A senior fellow at the California Policy Center argues that California's upcoming billionaire wealth tax ballot measure, set for November 2026, represents a fundamental shift from progressive taxation to what he calls "predation" against success. Mark Moses, writing in an article published June 15, 2026 by the Foundation for Economic Education, contends that high-profile corporate relocations—including Tesla and X to Texas, and Palantir to Colorado—aren't just cost-cutting moves but efforts to escape states that have "decidedly turned against them." The analysis frames recent tax policy changes in California and New York as attacks on productive citizens rather than revenue measures.
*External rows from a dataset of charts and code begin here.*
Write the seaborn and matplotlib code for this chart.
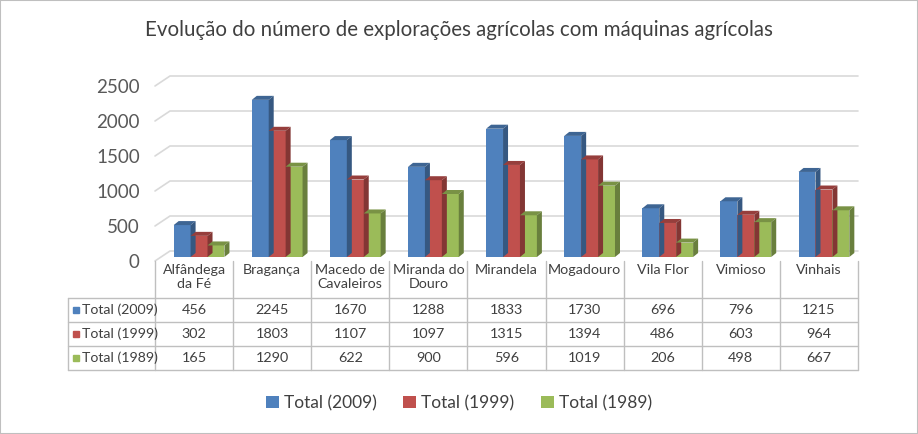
import numpy as np
import pandas as pd
import matplotlib
matplotlib.use("Agg")
import matplotlib.pyplot as plt
import matplotlib.transforms as mtransforms
from matplotlib.patches import Polygon, Patch, Rectangle
import matplotlib.colors as mcolors
import seaborn as sns

# dados
concelhos = ["Alfândega\nda Fé", "Bragança", "Macedo de\nCavaleiros", "Miranda do\nDouro",
             "Mirandela", "Mogadouro", "Vila Flor", "Vimioso", "Vinhais"]
series = ["Total (2009)", "Total (1999)", "Total (1989)"]
total_2009 = [456, 2245, 1670, 1288, 1833, 1730, 696, 796, 1215]
total_1999 = [302, 1803, 1107, 1097, 1315, 1394, 486, 603, 964]
total_1989 = [165, 1290, 622, 900, 596, 1019, 206, 498, 667]
yticks = [0, 500, 1000, 1500, 2000, 2500]
titulo = "Evolução do número de explorações agrícolas com máquinas agrícolas"

cores = ["#4F81BD", "#C0504D", "#9BBB59"]

df = pd.DataFrame({"concelho": concelhos * 3,
                   "serie": [s for s in series for _ in concelhos],
                   "valor": total_2009 + total_1999 + total_1989})

sns.set_style("white")
plt.rcParams["font.family"] = ["Lato", "DejaVu Sans"]

W, H = 918, 434
fig = plt.figure(figsize=(W / 100, H / 100), dpi=100)
# plano da frente: x 155..858 px, y 261 (0) .. 86 (2500) px
ax = fig.add_axes([155 / W, (H - 261) / H, (858 - 155) / W, (261 - 86) / H])

sns.barplot(data=df, x="concelho", y="valor", hue="serie", palette=cores,
            width=0.65, saturation=1, ax=ax, legend=False, linewidth=0, zorder=3)

ax.set_xlim(-0.5, len(concelhos) - 0.5)
ax.set_ylim(0, 2500)
ax.set_yticks(yticks)
ax.tick_params(axis="y", length=0, pad=11, labelsize=13.5, labelcolor="#595959")
ax.set_xticks([])
ax.set_xlabel("")
ax.set_ylabel("")
sns.despine(ax=ax, left=True, bottom=True)

# conversão px -> unidades de dados
px_x = (858 - 155) / len(concelhos)
px_y = (261 - 86) / 2500

# paredes / linhas de grelha em perspetiva
wall_dx, wall_dy = 15 / px_x, 10 / px_y
for v in yticks:
    ax.plot([-0.5, -0.5 + wall_dx, len(concelhos) - 0.5],
            [v, v + wall_dy, v + wall_dy],
            color="#D9D9D9", lw=1.2, zorder=1, clip_on=False)

# efeito 3D nas barras
off = mtransforms.ScaledTranslation(5 / 100, 4 / 100, fig.dpi_scale_trans)
dd_x, dd_y = 5 / px_x, 4 / px_y


def escurecer(c, f):
    r, g, b = mcolors.to_rgb(c)
    return (r * f, g * f, b * f)


for p in list(ax.patches):
    x0, y0 = p.get_x(), p.get_y()
    w, h = p.get_width(), p.get_height()
    fc = p.get_facecolor()
    p.set_transform(ax.transData + off)
    p.set_clip_on(False)
    topo = Polygon([(x0, y0 + h), (x0 + w, y0 + h), (x0 + w + dd_x, y0 + h + dd_y),
                    (x0 + dd_x, y0 + h + dd_y)], closed=True,
                   facecolor=escurecer(fc, 0.78), lw=0, zorder=3,
                   transform=ax.transData + off, clip_on=False)
    lado = Polygon([(x0 + w, y0), (x0 + w + dd_x, y0 + dd_y), (x0 + w + dd_x, y0 + h + dd_y),
                    (x0 + w, y0 + h)], closed=True,
                   facecolor=escurecer(fc, 0.68), lw=0, zorder=3,
                   transform=ax.transData + off, clip_on=False)
    ax.add_patch(topo)
    ax.add_patch(lado)

# tabela de dados
lab_w = (155 - 68) / px_x
tax = fig.add_axes([68 / W, (H - 370) / H, (858 - 68) / W, (370 - 261) / H])
tax.set_xlim(-0.5 - lab_w, len(concelhos) - 0.5)
tax.set_ylim(370, 261)
tax.axis("off")
gc = "#BFBFBF"
for k in range(len(concelhos) + 1):
    tax.plot([k - 0.5, k - 0.5], [261, 370], color=gc, lw=1, clip_on=False)
tax.plot([-0.5 - lab_w] * 2, [298, 370], color=gc, lw=1, clip_on=False)
for yl in [298, 322, 346, 370]:
    tax.plot([-0.5 - lab_w, len(concelhos) - 0.5], [yl, yl], color=gc, lw=1, clip_on=False)

txt = "#404040"
for i, c in enumerate(concelhos):
    tax.text(i, 264, c, ha="center", va="top", fontsize=10.3, color=txt, linespacing=1.2)

valores = [total_2009, total_1999, total_1989]
for r, (s, vals, cor) in enumerate(zip(series, valores, cores)):
    yc = 310 + 24 * r
    tax.plot([-0.5 - lab_w + 8 / px_x], [yc], marker="s", markersize=5, color=cor,
             clip_on=False)
    tax.text(-0.5 - lab_w + 14 / px_x, yc, s, ha="left", va="center", fontsize=10.2, color=txt)
    for i, v in enumerate(vals):
        tax.text(i, yc, str(v), ha="center", va="center", fontsize=10.4, color=txt)

# legenda
handles = [Patch(facecolor=c, edgecolor="none", label=s) for s, c in zip(series, cores)]
fig.legend(handles=handles, loc="center", bbox_to_anchor=(0.5, (H - 403) / H), ncol=3,
           frameon=False, fontsize=12.5, handlelength=0.75, handleheight=0.75,
           handletextpad=0.3, columnspacing=1.5, labelcolor="#404040")

fig.text(0.5, (H - 30) / H, titulo, ha="center", va="center", fontsize=14.8, color="#404040")

fig.patches.append(Rectangle((0, 0), 1, 1, transform=fig.transFigure, fill=False,
                             edgecolor="#BFBFBF", lw=1.5))

fig.savefig("out.png", dpi=100)
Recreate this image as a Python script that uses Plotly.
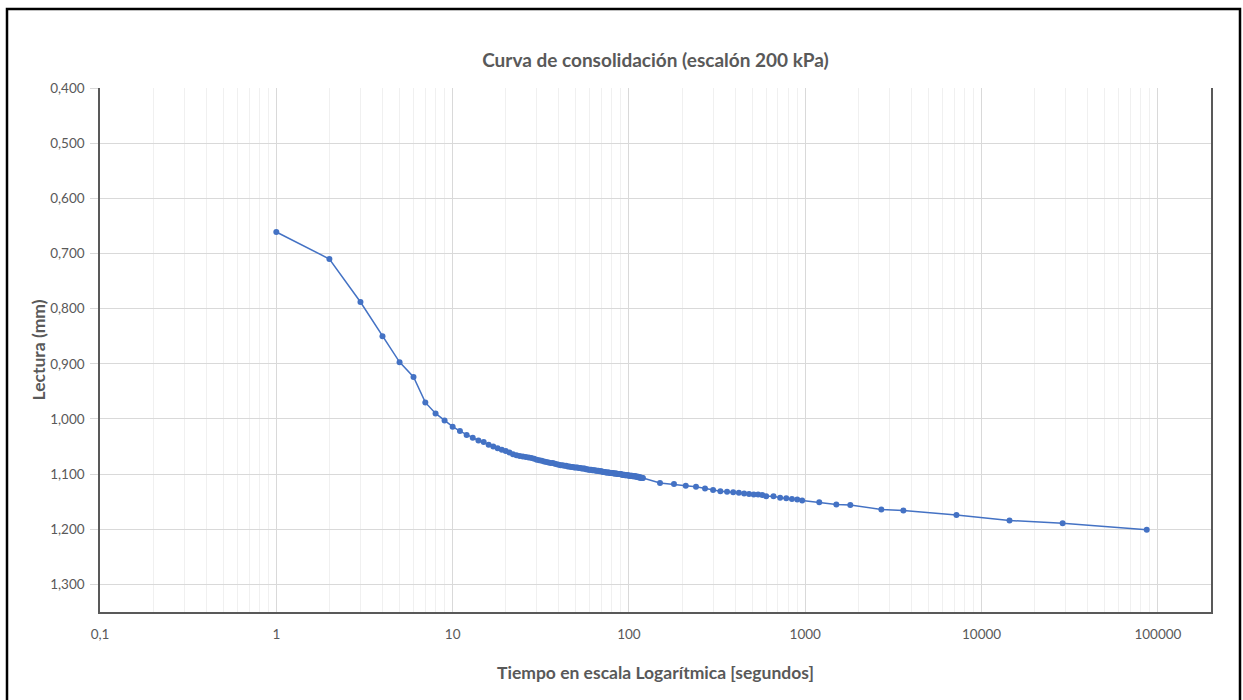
import plotly.graph_objects as go

# --- data ---
tiempo_s = list(range(1, 121)) + [150, 180, 210, 240, 270, 300, 330, 360, 390, 420, 450, 480,
                                   510, 540, 570, 600, 660, 720, 780, 840, 900, 960,
                                   1200, 1500, 1800, 2700, 3600, 7200, 14400, 28800, 86400]

lectura_mm = [
    0.661, 0.710, 0.788, 0.850, 0.897, 0.924, 0.970, 0.990, 1.003, 1.014,
    1.022, 1.029, 1.034, 1.039, 1.042, 1.047, 1.050, 1.053, 1.056, 1.058,
    1.061, 1.064, 1.066, 1.067, 1.068, 1.069, 1.070, 1.071, 1.072, 1.074,
    1.075, 1.076, 1.077, 1.078, 1.079, 1.080, 1.080, 1.081, 1.082, 1.083,
    1.084, 1.084, 1.085, 1.085, 1.086, 1.086, 1.087, 1.087, 1.088, 1.088,
    1.088, 1.089, 1.089, 1.090, 1.090, 1.090, 1.091, 1.091, 1.092, 1.092,
    1.092, 1.093, 1.093, 1.093, 1.094, 1.094, 1.094, 1.095, 1.095, 1.095,
    1.096, 1.096, 1.096, 1.097, 1.097, 1.097, 1.097, 1.098, 1.098, 1.098,
    1.098, 1.099, 1.099, 1.099, 1.099, 1.100, 1.100, 1.100, 1.100, 1.100,
    1.101, 1.101, 1.101, 1.101, 1.102, 1.102, 1.102, 1.102, 1.102, 1.103,
    1.103, 1.103, 1.103, 1.103, 1.104, 1.104, 1.104, 1.104, 1.104, 1.105,
    1.105, 1.105, 1.105, 1.106, 1.106, 1.106, 1.106, 1.107, 1.107, 1.107,
    1.116, 1.118, 1.121, 1.123, 1.126, 1.129, 1.131, 1.132, 1.133, 1.134,
    1.135, 1.136, 1.137, 1.137, 1.138, 1.140, 1.140, 1.143, 1.144, 1.145,
    1.146, 1.148, 1.151, 1.155, 1.156, 1.164, 1.166, 1.174, 1.184, 1.189,
    1.201,
]

x_tickvals = [0.1, 1, 10, 100, 1000, 10000, 100000]
x_ticktext = ["0,1", "1", "10", "100", "1000", "10000", "100000"]
y_tickvals = [0.4, 0.5, 0.6, 0.7, 0.8, 0.9, 1.0, 1.1, 1.2, 1.3]

titulo = "Curva de consolidación (escalón 200 kPa)"
titulo_x = "Tiempo en escala Logarítmica [segundos]"
titulo_y = "Lectura (mm)"

minor_vals = [m * d for d in x_tickvals for m in range(2, 10) if m * d < 200000]

FONT = "Lato"
GRAY = "#595959"

fig = go.Figure()
fig.add_trace(go.Scatter(
    x=tiempo_s, y=lectura_mm, mode="lines+markers",
    line=dict(color="#4472C4", width=1.5),
    marker=dict(color="#4472C4", size=6),
    showlegend=False,
))

W, H = 1243, 700
ml, mr, mt, mb = 100, 32, 88, 88
pw, ph = W - ml - mr, H - mt - mb

def px_x(p):
    return (p - ml) / pw

def px_y(p):
    return (H - mb - p) / ph

fig.add_shape(type="rect", xref="paper", yref="paper",
              x0=px_x(7), x1=px_x(1240), y0=px_y(709), y1=px_y(9),
              line=dict(color="black", width=2.5), layer="above")

fig.update_layout(
    width=W, height=H,
    margin=dict(l=ml, r=mr, t=mt, b=mb),
    paper_bgcolor="white", plot_bgcolor="white",
    separators=",.",
    font=dict(family=FONT, color=GRAY, size=13.5),
    title=dict(text="<b>" + titulo + "</b>", x=0.5, xref="paper", xanchor="center",
               y=1 - 60 / H, yanchor="middle",
               font=dict(family=FONT, size=19, color=GRAY)),
    xaxis=dict(
        type="log", range=[-1, 5.301],
        tickmode="array", tickvals=x_tickvals, ticktext=x_ticktext,
        showgrid=True, gridcolor="#d9d9d9", gridwidth=1,
        minor=dict(tickmode="array", tickvals=minor_vals, showgrid=True,
                   gridcolor="#f0f0f0", gridwidth=1, ticks=""),
        showline=True, linecolor=GRAY, linewidth=1.5,
        ticks="", ticklabelstandoff=9,
        tickfont=dict(family=FONT, size=13.5, color=GRAY),
        title=dict(text="<b>" + titulo_x + "</b>", standoff=26,
                   font=dict(family=FONT, size=17.5, color=GRAY)),
        zeroline=False,
    ),
    yaxis=dict(
        range=[1.35, 0.4],
        tickmode="array", tickvals=y_tickvals, tickformat=".3f",
        showgrid=True, gridcolor="#d9d9d9", gridwidth=1,
        showline=True, linecolor=GRAY, linewidth=1.5, mirror=True,
        ticks="outside", ticklen=8, tickcolor="#d9d9d9",
        ticklabelstandoff=3,
        tickfont=dict(family=FONT, size=13.5, color=GRAY),
        title=dict(text="<b>" + titulo_y + "</b>", standoff=0,
                   font=dict(family=FONT, size=17.5, color=GRAY)),
        zeroline=False,
    ),
)

fig.write_html("out.html")
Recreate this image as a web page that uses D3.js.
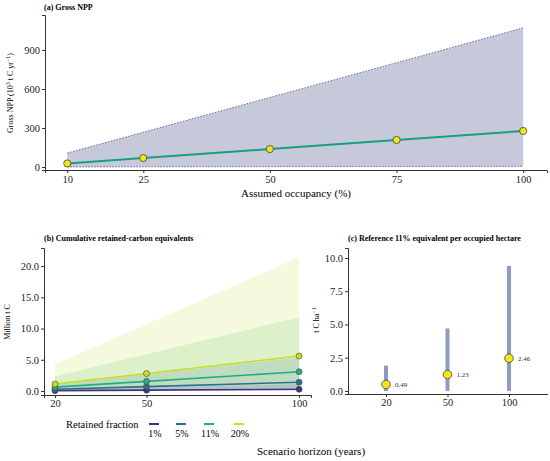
<!DOCTYPE html>
<html><head><meta charset="utf-8">
<script src="https://cdn.jsdelivr.net/npm/d3@7"></script>
<style>body{margin:0;background:#fff}svg, svg text{font-family:"Liberation Serif","Times New Roman","DejaVu Serif",serif !important}</style>
</head><body><svg id="c" width="550" height="461" font-family="Liberation Serif, serif"></svg>
<script>
// ---- Data ----
const occupancy = [10, 25, 50, 75, 100];
const nppMean = [27.7, 69, 138, 208, 277];
const nppLow = [0.5, 1.3, 2.5, 3.8, 5];
const nppHigh = [107, 267, 535, 802, 1070];
const occTicks = [10, 25, 50, 75, 100];
const nppTicks = [0, 300, 600, 900];

const horizons = [20, 50, 100];
const fractions = ["1%", "5%", "11%", "20%"];
const fracColors = ["#46327e", "#2f6f8e", "#25ad82", "#c7dd1e"];
const bandColors = ["#3b528b", "#2c728e", "#5ec962", "#d8e67a"];
const bandOpacity = [0.18, 0.16, 0.16, 0.25];
const cumMean = [[0.06, 0.14, 0.28], [0.28, 0.7, 1.4], [0.62, 1.54, 3.08], [1.12, 2.8, 5.6]];
const cumLow = [[0.01, 0.02, 0.04], [0.05, 0.12, 0.24], [0.1, 0.26, 0.52], [0.19, 0.48, 0.96]];
const cumHigh = [[0.21, 0.54, 1.07], [1.07, 2.68, 5.36], [2.36, 5.9, 11.8], [4.28, 10.7, 21.4]];
const cumTicks = [0, 5, 10, 15, 20];

const refHorizons = ["20", "50", "100"];
const refValue = [0.49, 1.23, 2.46];
const refHigh = [1.9, 4.7, 9.4];
const refLow = [0, 0, 0];
const refTicks = [0, 2.5, 5, 7.5, 10];

const svg = d3.select("#c");
const axisCol = "#333";
const FONT = '"Liberation Serif","Times New Roman","DejaVu Serif",serif';
const TICK = 10.5;

function styleAxis(g, size) {
  g.attr("font-family", null);
  g.selectAll("path").attr("stroke", axisCol).attr("stroke-width", 1);
  g.selectAll("line").attr("stroke", axisCol);
  g.selectAll("text").attr("fill", "#222").style("font-size", size + "px").style("font-family", FONT);
}

// ---- Panel (a) ----
{
  const x = d3.scaleLinear().domain([5.6, 104.7]).range([45, 547]);
  const y = d3.scaleLinear().domain([-23, 1169]).range([170, 15]);
  const pts = occupancy.map((o, i) => ({o, m: nppMean[i], lo: nppLow[i], hi: nppHigh[i]}));
  svg.append("path").datum(pts)
    .attr("d", d3.area().x(d => x(d.o)).y0(d => y(d.lo)).y1(d => y(d.hi)))
    .attr("fill", "#c5c9da");
  ["hi", "lo"].forEach(k => {
    svg.append("path").datum(pts)
      .attr("d", d3.line().x(d => x(d.o)).y(d => y(d[k])))
      .attr("fill", "none").attr("stroke", "#6e6aa3").attr("stroke-width", 1).attr("stroke-dasharray", "1.5,1.5");
  });
  svg.append("path").datum(pts)
    .attr("d", d3.line().x(d => x(d.o)).y(d => y(d.m)))
    .attr("fill", "none").attr("stroke", "#17a07f").attr("stroke-width", 2);
  svg.selectAll(".pa").data(pts).enter().append("circle")
    .attr("cx", d => x(d.o)).attr("cy", d => y(d.m)).attr("r", 3.6)
    .attr("fill", "#f0e619").attr("stroke", "#444").attr("stroke-width", 0.8);
  const gx = svg.append("g").attr("transform", "translate(0,170)")
    .call(d3.axisBottom(x).tickValues(occTicks).tickSize(3).tickPadding(3));
  styleAxis(gx, TICK);
  const gy = svg.append("g").attr("transform", "translate(45,0)")
    .call(d3.axisLeft(y).tickValues(nppTicks).tickSize(3).tickPadding(2));
  styleAxis(gy, TICK);
  svg.append("text").attr("x", 44).attr("y", 10).style("font-size", "8px").style("font-weight", "bold").text("(a) Gross NPP");
  svg.append("text").attr("x", 296).attr("y", 197).attr("text-anchor", "middle").style("font-size", "11px").text("Assumed occupancy (%)");
  const yl = svg.append("text").attr("transform", "translate(13,93) rotate(-90)").attr("text-anchor", "middle").style("font-size", "8px");
  yl.append("tspan").text("Gross NPP (10");
  yl.append("tspan").attr("dy", -3).style("font-size", "6px").text("3");
  yl.append("tspan").attr("dy", 3).text(" t C yr");
  yl.append("tspan").attr("dy", -3).style("font-size", "6px").text("−1");
  yl.append("tspan").attr("dy", 3).text(")");
}

// ---- Panel (b) ----
{
  const x = d3.scaleLinear().domain([16.4, 103.9]).range([44, 311]);
  const y = d3.scaleLinear().domain([-0.64, 22.9]).range([395, 248]);
  for (let s = fractions.length - 1; s >= 0; s--) {
    const pts = horizons.map((h, i) => ({h, lo: cumLow[s][i], hi: cumHigh[s][i]}));
    svg.append("path").datum(pts)
      .attr("d", d3.area().x(d => x(d.h)).y0(d => y(d.lo)).y1(d => y(d.hi)))
      .attr("fill", bandColors[s]).attr("fill-opacity", bandOpacity[s]);
  }
  fractions.forEach((f, s) => {
    const pts = horizons.map((h, i) => ({h, m: cumMean[s][i]}));
    svg.append("path").datum(pts)
      .attr("d", d3.line().x(d => x(d.h)).y(d => y(d.m)))
      .attr("fill", "none").attr("stroke", fracColors[s]).attr("stroke-width", 1.6);
    svg.selectAll(".pb" + s).data(pts).enter().append("circle")
      .attr("cx", d => x(d.h)).attr("cy", d => y(d.m)).attr("r", 3)
      .attr("fill", fracColors[s]).attr("stroke", "#444").attr("stroke-width", 0.6);
  });
  const gx = svg.append("g").attr("transform", "translate(0,395)")
    .call(d3.axisBottom(x).tickValues(horizons).tickSize(3).tickPadding(2));
  styleAxis(gx, TICK);
  const gy = svg.append("g").attr("transform", "translate(44,0)")
    .call(d3.axisLeft(y).tickValues(cumTicks).tickFormat(d3.format(".1f")).tickSize(3).tickPadding(2));
  styleAxis(gy, TICK);
  svg.append("text").attr("x", 44).attr("y", 241).style("font-size", "8px").style("font-weight", "bold").text("(b) Cumulative retained-carbon equivalents");
  svg.append("text").attr("transform", "translate(10,322) rotate(-90)").attr("text-anchor", "middle").style("font-size", "8px").text("Million t C");
  // legend
  svg.append("text").attr("x", 66).attr("y", 428).style("font-size", "10.5px").text("Retained fraction");
  const lx = [154, 181, 209, 239];
  fractions.forEach((f, s) => {
    svg.append("line").attr("x1", lx[s] - 5).attr("x2", lx[s] + 5).attr("y1", 424).attr("y2", 424)
      .attr("stroke", fracColors[s]).attr("stroke-width", 2);
    svg.append("text").attr("x", lx[s] + 1).attr("y", 437).attr("text-anchor", "middle").style("font-size", "10px").text(f);
  });
  svg.append("text").attr("x", 311).attr("y", 455).attr("text-anchor", "middle").style("font-size", "11px").text("Scenario horizon (years)");
}

// ---- Panel (c) ----
{
  const x = d3.scalePoint().domain(refHorizons).range([386, 509]);
  const y = d3.scaleLinear().domain([-0.23, 10.75]).range([394, 248]);
  const pts = refHorizons.map((h, i) => ({h, v: refValue[i], lo: refLow[i], hi: refHigh[i]}));
  svg.selectAll(".bc").data(pts).enter().append("rect")
    .attr("x", d => x(d.h) - 2).attr("width", 4)
    .attr("y", d => y(d.hi)).attr("height", d => y(d.lo) - y(d.hi))
    .attr("fill", "#8e9cc3");
  svg.selectAll(".pc").data(pts).enter().append("circle")
    .attr("cx", d => x(d.h)).attr("cy", d => y(d.v)).attr("r", 4.3)
    .attr("fill", "#f0e619").attr("stroke", "#444").attr("stroke-width", 0.8);
  svg.selectAll(".lc").data(pts).enter().append("text")
    .attr("x", d => x(d.h) + 9).attr("y", d => y(d.v) + 2.5)
    .style("font-size", "7px").attr("fill", "#333").text(d => d3.format(".2f")(d.v));
  const gx = svg.append("g").attr("transform", "translate(0,394)")
    .call(d3.axisBottom(x).tickSize(3).tickPadding(2));
  gx.select("path").attr("d", "M348,0.5H548");
  styleAxis(gx, TICK);
  const gy = svg.append("g").attr("transform", "translate(348,0)")
    .call(d3.axisLeft(y).tickValues(refTicks).tickFormat(d3.format(".1f")).tickSize(3).tickPadding(2));
  styleAxis(gy, TICK);
  svg.append("text").attr("x", 348).attr("y", 241).style("font-size", "8px").style("font-weight", "bold").text("(c) Reference 11% equivalent per occupied hectare");
  const yl = svg.append("text").attr("transform", "translate(319,320) rotate(-90)").attr("text-anchor", "middle").style("font-size", "8px");
  yl.append("tspan").text("t C ha");
  yl.append("tspan").attr("dy", -3).style("font-size", "6px").text("−1");
}
</script></body></html>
Moses points to several specific policy changes as evidence of this shift. California has made a previously temporary high-income tax tier permanent and allowed public sector union activists to bypass the legislative process to place the wealth tax directly on the ballot. New York City's mayor is pursuing similar measures through proposed levies on second homes. Moses also describes aggressive exit audits by California's Franchise Tax Board and New York's Department of Taxation and Finance, which he says track departing residents' cell phone pings, credit card transactions, and even veterinary bills to prove residency and extract taxes before they leave.
According to Moses, these policies stem from "a government that lacks institutional discipline." He writes that public agencies now claim responsibility for everything from social engineering to ensuring equitable outcomes, causing expenses to outpace revenue collections. The analysis contends that public sector unions use their influence to protect entrenched staffing and resist modernization, leaving government leaders with "limited room to maneuver" except to extract more from productive taxpayers. Moses argues that agencies are "no longer taxing to fund services; they are extracting wealth from their most productive taxpayers to sustain a bureaucratic machine that refuses to evolve."
Moses explains the issue through what he calls the "concession trap"—when wealthy individuals and CEOs cite their existing contributions as justification for fair treatment, they're actually validating the premise that their wealth is a public resource rather than the product of their effort. He singles out Salesforce CEO Marc Benioff, who has publicly stated he's happy to pay his "fair share," as an example of someone "negotiating the terms of their own surrender." The central argument is that state governments have inverted their historical role from protecting property rights to viewing successful citizens as "harvestable assets." Until producers stop negotiating and start advocating for clearly defined limits on government, Moses warns, "the predator-state will simply ensure there is nowhere left to hide."
The article concludes that corporate relocations to lower-tax states are "a necessary retreat, but an insufficient defense" because they don't challenge the underlying doctrine that frames success as a public resource. Moses argues that as long as California and New York are permitted to normalize this approach without principled opposition, they're creating a playbook for every state facing budget shortfalls. The bottom line: moving buys time, but without systemic pushback on the scope of government, aggressive taxation of success will follow productive individuals and companies wherever they go.